Consider the broadcast phase of the AllReduce operation. After Rank 0 has aggregated the gradients from all participating ranks, it sends the averaged results back to all other ranks. Suppose Rank 0 sends these updates simultaneously to ranks on node A2 and node A3 over the same egress queue of its NIC. If one destination flow slightly exceeds the others in packet rate, the remaining flows experience longer queuing delays or may even be dropped if the egress buffer becomes full. These delayed flows are “outcast” relative to the dominant flows.
In this scenario, the NIC at Rank 0 must perform multiple UET_WRITE operations in parallel, generating high egress traffic toward several remote FEPs. At the same time, the HBM controller on Rank 0 may become a bottleneck because the data must be read from memory to feed the NIC. Thus, local congestion can occur concurrently with outcast congestion, especially during large-scale AllReduce broadcasts where multiple high-bandwidth streams are active simultaneously.

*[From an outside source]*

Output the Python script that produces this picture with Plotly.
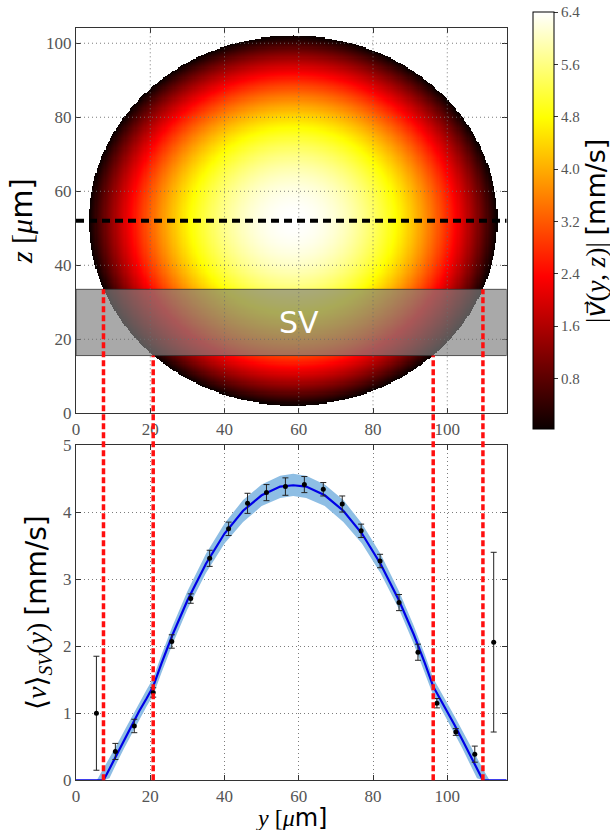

Outcast congestion illustrates that even when the network’s total capacity is sufficient, uneven traffic patterns can cause some flows to be temporarily delayed or throttled. Mitigating outcast congestion is addressed by appropriate egress scheduling and flow-control mechanisms to ensure fair access to shared resources and predictable collective operation performance. These mechanisms are explained in the upcoming Network-Signaled Congestion Control (NSCC) and Receiver Credit-Based Congestion Control (RCCC) chapters.